— TASK PROMPT —
Locate all lines with the word "standalone" and copy them out.

─── THE DATA

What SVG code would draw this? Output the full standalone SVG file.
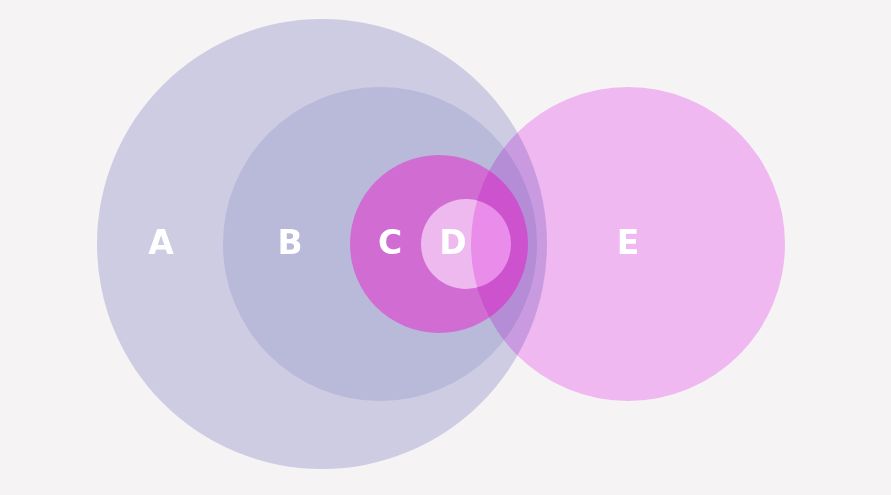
<svg xmlns="http://www.w3.org/2000/svg" width="891" height="495" viewBox="0 0 891 495">
<style>
.lbl{font-family:"DejaVu Sans","Open Sans",sans-serif;font-weight:bold;font-size:33px;fill:#ffffff;text-anchor:middle}
.purple{fill:#a6a5d2;fill-opacity:0.5}
</style>
<rect width="891" height="495" fill="#f5f3f4"/>
<g id="A"><circle class="purple" cx="322" cy="244" r="225"/></g>
<g id="B"><circle class="purple" cx="380" cy="244" r="157"/></g>
<g id="C"><circle cx="439" cy="244" r="89" fill="#d16cd2"/></g>
<g id="D"><circle cx="466" cy="244" r="45" fill="#eeb9ee"/></g>
<g id="E"><circle cx="628" cy="244" r="157" fill="#fac1fb" style="mix-blend-mode:multiply"/></g>
<g id="labels">
<text class="lbl" x="161" y="254">A</text>
<text class="lbl" x="290" y="254">B</text>
<text class="lbl" x="390" y="254">C</text>
<text class="lbl" x="453" y="254">D</text>
<text class="lbl" x="628" y="254">E</text>
</g>
</svg>
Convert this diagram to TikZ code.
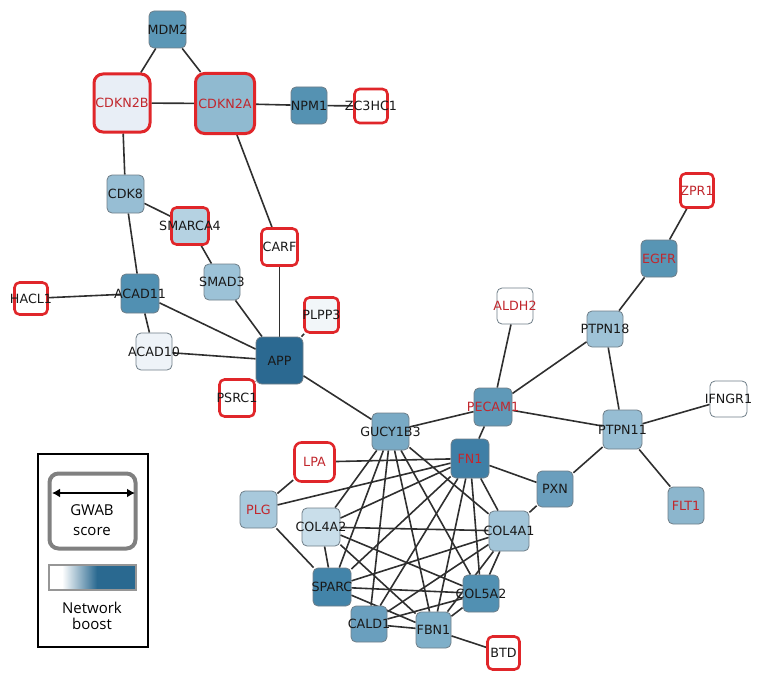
\documentclass[tikz,border=0pt]{standalone}
\usepackage{fontspec}
\newfontfamily\nodefont{DejaVu Sans}
\newfontfamily\legfont{Open Sans}
\usetikzlibrary{backgrounds,arrows.meta}
\definecolor{redb}{HTML}{E0262A}
\definecolor{redt}{HTML}{C1272D}
\definecolor{greyb}{HTML}{6F7E88}
\definecolor{edgec}{HTML}{2F2F2F}
\definecolor{legblue}{HTML}{2A6990}
\begin{document}
\begin{tikzpicture}[x=1pt,y=-1pt,
  gn/.style={rectangle, rounded corners=5pt, draw=greyb, line width=0.8pt, inner sep=0pt},
  rb/.style={draw=redb, line width=2.6pt},
  rbb/.style={draw=redb, line width=3pt, rounded corners=9pt},
  sz/.style 2 args={minimum width=#1pt, minimum height=#2pt},
  lb/.style={font=\nodefont\fontsize{12.7}{14}\selectfont, text={rgb,255:red,25;green,25;blue,25}, inner sep=0pt},
  lr/.style={lb, text=redt},
  edge/.style={draw=edgec, line width=1.6pt},
  legt/.style={font=\legfont\fontsize{15}{17}\selectfont, inner sep=0pt}
]
\useasboundingbox (0,0) rectangle (761,685);

% top-left cluster
\node[gn, fill={rgb,255:red,91;green,151;blue,182}, sz={37}{37}, label={[lb]center:MDM2}] (MDM2) at (167.5,29.5) {};
\node[gn, rbb, fill={rgb,255:red,232;green,238;blue,246}, sz={56}{58}, label={[lr]center:CDKN2B}] (CDKN2B) at (122,103) {};
\node[gn, rbb, fill={rgb,255:red,144;green,186;blue,208}, sz={59}{60}, label={[lr]center:CDKN2A}] (CDKN2A) at (225,103.5) {};
\node[gn, fill={rgb,255:red,85;green,146;blue,178}, sz={36}{37}, label={[lb]center:NPM1}] (NPM1) at (309,105.5) {};
\node[gn, rb, fill=white, sz={33}{34}, label={[lb]center:ZC3HC1}] (ZC3HC1) at (371,106) {};
\node[gn, fill={rgb,255:red,151;green,190;blue,212}, sz={37}{38}, label={[lb]center:CDK8}] (CDK8) at (125.5,194) {};
\node[gn, rb, fill={rgb,255:red,181;green,210;blue,226}, sz={37}{37}, label={[lb]center:SMARCA4}] (SMARCA4) at (190,226) {};
\node[gn, rb, fill=white, sz={36}{37}, label={[lb]center:CARF}] (CARF) at (279.5,247) {};
\node[gn, fill={rgb,255:red,156;green,194;blue,215}, sz={36}{36}, label={[lb]center:SMAD3}] (SMAD3) at (222,282) {};
\node[gn, rb, fill=white, sz={33}{32}, label={[lb]center:HACL1}] (HACL1) at (31,298.5) {};
\node[gn, fill={rgb,255:red,81;green,144;blue,178}, sz={38}{39}, label={[lb]center:ACAD11}] (ACAD11) at (140,293.5) {};
\node[gn, rb, fill={rgb,255:red,242;green,246;blue,249}, sz={34}{35}, label={[lb]center:PLPP3}] (PLPP3) at (321.5,315) {};
\node[gn, fill={rgb,255:red,238;green,243;blue,248}, sz={36}{37}, label={[lb]center:ACAD10}] (ACAD10) at (154,351.5) {};
\node[gn, rounded corners=6pt, fill={rgb,255:red,43;green,105;blue,145}, sz={47}{47}, label={[lb]center:APP}] (APP) at (279.5,360.5) {};
\node[gn, rb, fill=white, sz={35}{37}, label={[lb]center:PSRC1}] (PSRC1) at (237,398) {};

% right part
\node[gn, rb, fill=white, sz={33}{34}, label={[lr]center:ZPR1}] (ZPR1) at (697,190.5) {};
\node[gn, fill={rgb,255:red,88;green,149;blue,180}, sz={36}{37}, label={[lr]center:EGFR}] (EGFR) at (659,258.5) {};
\node[gn, fill=white, sz={36}{36}, label={[lr]center:ALDH2}] (ALDH2) at (515,306) {};
\node[gn, fill={rgb,255:red,159;green,195;blue,215}, sz={36}{36}, label={[lb]center:PTPN18}] (PTPN18) at (605,329) {};
\node[gn, fill=white, sz={37}{36}, label={[lb]center:IFNGR1}] (IFNGR1) at (728.5,399) {};
\node[gn, fill={rgb,255:red,95;green,153;blue,184}, sz={38}{38}, label={[lr]center:PECAM1}] (PECAM1) at (493,407) {};
\node[gn, fill={rgb,255:red,150;green,189;blue,211}, sz={39}{39}, label={[lb]center:PTPN11}] (PTPN11) at (622.5,429.5) {};
\node[gn, fill={rgb,255:red,140;green,182;blue,205}, sz={36}{37}, label={[lr]center:FLT1}] (FLT1) at (686,505.5) {};

% bottom cluster
\node[gn, fill={rgb,255:red,121;green,170;blue,197}, sz={37}{37}, label={[lb]center:GUCY1B3}] (GUCY1B3) at (390.5,431.5) {};
\node[gn, fill={rgb,255:red,63;green,127;blue,166}, sz={38}{39}, label={[lr]center:FN1}] (FN1) at (470,458.5) {};
\node[gn, rb, fill=white, rounded corners=7pt, sz={40}{39}, label={[lr]center:LPA}] (LPA) at (314.5,462) {};
\node[gn, fill={rgb,255:red,106;green,158;blue,189}, sz={36}{36}, label={[lb]center:PXN}] (PXN) at (555,489) {};
\node[gn, fill={rgb,255:red,168;green,201;blue,220}, sz={37}{37}, label={[lr]center:PLG}] (PLG) at (258.5,509.5) {};
\node[gn, fill={rgb,255:red,201;green,222;blue,234}, sz={38}{38}, label={[lb]center:COL4A2}] (COL4A2) at (321,527) {};
\node[gn, fill={rgb,255:red,162;green,197;blue,217}, sz={40}{40}, label={[lb]center:COL4A1}] (COL4A1) at (509,531) {};
\node[gn, fill={rgb,255:red,67;green,132;blue,169}, sz={38}{38}, label={[lb]center:SPARC}] (SPARC) at (332,587) {};
\node[gn, fill={rgb,255:red,81;green,144;blue,178}, sz={36}{37}, label={[lb]center:COL5A2}] (COL5A2) at (481,593.5) {};
\node[gn, fill={rgb,255:red,106;green,159;blue,190}, sz={36}{36}, label={[lb]center:CALD1}] (CALD1) at (369,624) {};
\node[gn, fill={rgb,255:red,126;green,175;blue,201}, sz={35}{36}, label={[lb]center:FBN1}] (FBN1) at (433.5,630) {};
\node[gn, rb, fill=white, sz={32}{33}, label={[lb]center:BTD}] (BTD) at (503.5,653) {};

\begin{pgfonlayer}{background}
\draw[edge] (MDM2) -- (CDKN2B);
\draw[edge] (MDM2) -- (CDKN2A);
\draw[edge] (CDKN2B) -- (CDKN2A);
\draw[edge] (CDKN2A) -- (NPM1);
\draw[edge] (NPM1) -- (ZC3HC1);
\draw[edge] (CDKN2B) -- (CDK8);
\draw[edge] (CDKN2A) -- (CARF);
\draw[edge] (CDK8) -- (SMARCA4);
\draw[edge] (CDK8) -- (ACAD11);
\draw[edge] (SMARCA4) -- (SMAD3);
\draw[edge] (SMAD3) -- (APP);
\draw[edge] (CARF) -- (APP);
\draw[edge] (HACL1) -- (ACAD11);
\draw[edge] (ACAD11) -- (APP);
\draw[edge] (ACAD11) -- (ACAD10);
\draw[edge] (ACAD10) -- (APP);
\draw[edge] (PLPP3) -- (APP);
\draw[edge] (PSRC1) -- (APP);
\draw[edge] (APP) -- (GUCY1B3);
\draw[edge] (ZPR1) -- (EGFR);
\draw[edge] (EGFR) -- (PTPN18);
\draw[edge] (ALDH2) -- (PECAM1);
\draw[edge] (PTPN18) -- (PECAM1);
\draw[edge] (PTPN18) -- (PTPN11);
\draw[edge] (IFNGR1) -- (PTPN11);
\draw[edge] (PECAM1) -- (GUCY1B3);
\draw[edge] (PECAM1) -- (PTPN11);
\draw[edge] (PECAM1) -- (FN1);
\draw[edge] (PTPN11) -- (PXN);
\draw[edge] (PTPN11) -- (FLT1);
\draw[edge] (FN1) -- (PXN);
\draw[edge] (PXN) -- (COL4A1);
\draw[edge] (LPA) -- (FN1);
\draw[edge] (LPA) -- (PLG);
\draw[edge] (PLG) -- (FN1);
\draw[edge] (PLG) -- (SPARC);
\draw[edge] (GUCY1B3) -- (COL4A2);
\draw[edge] (GUCY1B3) -- (SPARC);
\draw[edge] (GUCY1B3) -- (CALD1);
\draw[edge] (GUCY1B3) -- (FBN1);
\draw[edge] (GUCY1B3) -- (COL5A2);
\draw[edge] (GUCY1B3) -- (COL4A1);
\draw[edge] (FN1) -- (COL4A2);
\draw[edge] (FN1) -- (SPARC);
\draw[edge] (FN1) -- (CALD1);
\draw[edge] (FN1) -- (FBN1);
\draw[edge] (FN1) -- (COL5A2);
\draw[edge] (FN1) -- (COL4A1);
\draw[edge] (COL4A2) -- (COL4A1);
\draw[edge] (COL4A2) -- (SPARC);
\draw[edge] (COL4A2) -- (COL5A2);
\draw[edge] (COL4A2) -- (FBN1);
\draw[edge] (COL4A1) -- (SPARC);
\draw[edge] (COL4A1) -- (CALD1);
\draw[edge] (COL4A1) -- (COL5A2);
\draw[edge] (COL4A1) -- (FBN1);
\draw[edge] (SPARC) -- (COL5A2);
\draw[edge] (SPARC) -- (FBN1);
\draw[edge] (CALD1) -- (COL5A2);
\draw[edge] (CALD1) -- (FBN1);
\draw[edge] (FBN1) -- (COL5A2);
\draw[edge] (FBN1) -- (BTD);
\end{pgfonlayer}

% legend
\draw[black, line width=1.6pt] (38,454) rectangle (148,647);
\draw[draw={rgb,255:red,128;green,128;blue,128}, line width=4pt, rounded corners=9pt] (49.5,473.5) rectangle (135.5,548.5);
\coordinate (arrL) at (52,493);
\coordinate (arrR) at (135,493);
\draw[black, line width=2.6pt, {Latex[length=8pt,width=9pt]}-{Latex[length=8pt,width=9pt]}] (arrL) -- (arrR);
\node[legt] (gwab) at (92,510) {GWAB};
\node[legt] (score) at (92,531) {score};
\fill[white] (49,565) rectangle (62,590);
\shade[left color=white, right color=legblue] (62,565) rectangle (97,590);
\fill[legblue] (96.8,565) rectangle (136,590);
\draw[draw={rgb,255:red,150;green,150;blue,150}, line width=1.5pt] (49,565) rectangle (136,590);
\node[legt] (network) at (92,608) {Network};
\node[legt] (boost) at (92,624) {boost};
\end{tikzpicture}
\end{document}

──────

— EXERCISE SOLUTION —
What SVG code would draw this? Output the full standalone SVG file.
\documentclass[tikz,border=0pt]{standalone}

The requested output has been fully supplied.